Ist es nun also die Sehnsucht nach einer Welt, in der Berichterstattung noch unschuldig war, die diesen Film antreibt? Schwer zu beantworten. Denn auch die Verdrängung und Verdeckung, die einer solchen Welt zugrunde läge, wird thematisiert. Einerseits im Bildkader selbst, dessen Organisation japanischen Bildtraditionen des Im-Bild-verdeckt-Seins verpflichtet ist: Der Wal ist in der Aufnahme des Strandes zunächst eine Weile lang nicht zu sehen, erst als er plötzlich Wasser in die Luft zu pusten beginnt, wird uns bewusst, dass zwischen dem Hügel und dem Wasser noch etwas anderes als bloßer Strand sein muss. Und wenn Masamichi spät nachts noch Bierholen geht, dann verlässt er auf dem Fahrrad den Bildkader, die Kamera folgt ihm zwar, doch zu langsam, um ihn dann, nach ordentlich Getöse auf der Tonspur, auf den Boden liegend zu zeigen, vom Auto angefahren. Als sein Handy klingelt und sich seine Freundin meldet, erzählt er ihr nichts von dem Unfall, nichts von der Schürfwunde im Gesicht: Er befände sich gerade „in der Nähe des Flusses“ und hinge halt so rum. Und auch die Personen selbst sind eigentlich ausgeblendet, verdeckt, wenn wir sie zunächst bloß feiern sehen und erst im Nachhinein der den Festivitäten im kleinen Kreis vorangegangenen Tag einzelner Figuren erhellt wird.

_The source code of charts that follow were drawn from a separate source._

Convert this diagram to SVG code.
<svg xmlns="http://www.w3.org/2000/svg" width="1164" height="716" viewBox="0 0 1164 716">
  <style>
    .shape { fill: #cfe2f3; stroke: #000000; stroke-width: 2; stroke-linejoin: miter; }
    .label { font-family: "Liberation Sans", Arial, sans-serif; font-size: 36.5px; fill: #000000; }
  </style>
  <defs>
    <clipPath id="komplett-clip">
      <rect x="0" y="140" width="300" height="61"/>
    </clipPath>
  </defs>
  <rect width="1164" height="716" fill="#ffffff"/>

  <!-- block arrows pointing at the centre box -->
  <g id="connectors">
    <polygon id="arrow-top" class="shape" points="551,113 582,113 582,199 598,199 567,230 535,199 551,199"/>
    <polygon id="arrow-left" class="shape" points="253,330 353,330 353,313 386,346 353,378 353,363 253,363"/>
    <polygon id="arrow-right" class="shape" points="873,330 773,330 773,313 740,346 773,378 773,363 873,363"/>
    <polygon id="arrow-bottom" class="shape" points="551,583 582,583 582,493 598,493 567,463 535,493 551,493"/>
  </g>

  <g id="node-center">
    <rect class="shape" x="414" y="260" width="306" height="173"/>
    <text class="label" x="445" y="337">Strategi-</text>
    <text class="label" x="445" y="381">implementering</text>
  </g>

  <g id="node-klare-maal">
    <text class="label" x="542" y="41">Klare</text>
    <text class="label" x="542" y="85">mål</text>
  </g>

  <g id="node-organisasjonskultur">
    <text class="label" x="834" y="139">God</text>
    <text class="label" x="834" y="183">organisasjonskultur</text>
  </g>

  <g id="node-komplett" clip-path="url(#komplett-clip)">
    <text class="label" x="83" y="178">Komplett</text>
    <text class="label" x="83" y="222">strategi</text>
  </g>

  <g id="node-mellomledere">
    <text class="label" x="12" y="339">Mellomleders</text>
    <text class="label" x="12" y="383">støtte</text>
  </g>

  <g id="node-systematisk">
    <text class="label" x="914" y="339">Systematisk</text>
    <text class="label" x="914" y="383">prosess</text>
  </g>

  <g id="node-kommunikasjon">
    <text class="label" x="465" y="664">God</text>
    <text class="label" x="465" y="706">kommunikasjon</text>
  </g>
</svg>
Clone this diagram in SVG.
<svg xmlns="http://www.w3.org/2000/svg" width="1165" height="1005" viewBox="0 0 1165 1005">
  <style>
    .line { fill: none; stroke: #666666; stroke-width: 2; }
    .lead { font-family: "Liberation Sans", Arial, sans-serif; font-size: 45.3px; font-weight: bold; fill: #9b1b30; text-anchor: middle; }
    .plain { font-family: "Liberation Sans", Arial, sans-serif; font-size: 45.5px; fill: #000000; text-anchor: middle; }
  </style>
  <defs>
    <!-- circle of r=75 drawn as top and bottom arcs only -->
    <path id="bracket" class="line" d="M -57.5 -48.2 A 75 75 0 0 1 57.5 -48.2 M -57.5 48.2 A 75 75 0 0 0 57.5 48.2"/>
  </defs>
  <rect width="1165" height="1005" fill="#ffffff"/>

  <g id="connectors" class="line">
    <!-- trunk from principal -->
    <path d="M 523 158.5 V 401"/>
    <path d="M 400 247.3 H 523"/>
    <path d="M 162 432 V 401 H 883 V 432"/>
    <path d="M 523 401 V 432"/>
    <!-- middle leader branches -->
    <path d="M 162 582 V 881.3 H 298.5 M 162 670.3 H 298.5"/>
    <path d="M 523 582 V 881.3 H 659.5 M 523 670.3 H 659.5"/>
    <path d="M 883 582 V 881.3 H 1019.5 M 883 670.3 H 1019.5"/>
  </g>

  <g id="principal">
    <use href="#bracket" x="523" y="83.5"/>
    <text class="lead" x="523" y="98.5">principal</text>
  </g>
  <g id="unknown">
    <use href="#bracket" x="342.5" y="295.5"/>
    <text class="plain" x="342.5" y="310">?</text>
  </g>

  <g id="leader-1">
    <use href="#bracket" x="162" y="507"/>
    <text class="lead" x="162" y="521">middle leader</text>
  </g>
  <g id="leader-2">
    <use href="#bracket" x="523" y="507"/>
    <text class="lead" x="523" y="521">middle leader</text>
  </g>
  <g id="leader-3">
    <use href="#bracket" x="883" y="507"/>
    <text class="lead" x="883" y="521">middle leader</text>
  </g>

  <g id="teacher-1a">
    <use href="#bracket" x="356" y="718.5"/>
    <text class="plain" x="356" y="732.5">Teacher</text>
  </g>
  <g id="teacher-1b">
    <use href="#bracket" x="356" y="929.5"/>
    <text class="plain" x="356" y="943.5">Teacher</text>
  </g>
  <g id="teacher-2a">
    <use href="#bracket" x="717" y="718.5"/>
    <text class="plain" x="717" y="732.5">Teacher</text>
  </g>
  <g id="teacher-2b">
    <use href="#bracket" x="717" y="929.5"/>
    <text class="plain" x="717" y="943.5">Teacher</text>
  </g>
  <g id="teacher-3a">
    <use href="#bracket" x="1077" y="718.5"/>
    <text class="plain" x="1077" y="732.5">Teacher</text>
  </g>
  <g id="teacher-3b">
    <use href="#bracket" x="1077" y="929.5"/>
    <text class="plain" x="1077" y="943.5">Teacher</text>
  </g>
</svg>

Ein eigenartiger, interessanter Film. Minutiös zeichnet er die größeren und kleineren Wege des Informationsflusses nach, die Weltkonstruktionen zugrunde liegen, und verbindet diese mal gewitzt, mal behäbig inszenierte Skizze mit einem coming-out-of-age-Szenario. Auch wenn er die Geduld des Zuschauers vor allem in allzu lang ausgetretenen, „leeren“ Dialogszenen zum Teil stark beansprucht, stecken da doch eine innere Ruhe und eine Ausstrahlungskraft fernab vom Überwältigungsversuchen in ihm, die zu faszinieren wissen. Sofern man sich drauf einlassen kann.

Der Film läuft auf den 54. Internationalen Filmfestspielen Berlin in der Sektion Panorama.

A Day on the Planet
(Japan 2003)
Regie: Isao Yukisada; Drehbuch: Isao Yukisada/Shouichi Mashiko (nach der literarischen Vorlage von Tomoka Shibasaki); Kamera: Jun Fukamoto
Darsteller: Rena Tanaka, Satoshi Tsumabuki, Ayumi Ito, Shuji Kashiwabara, Chizuru Ikewaki, u.a.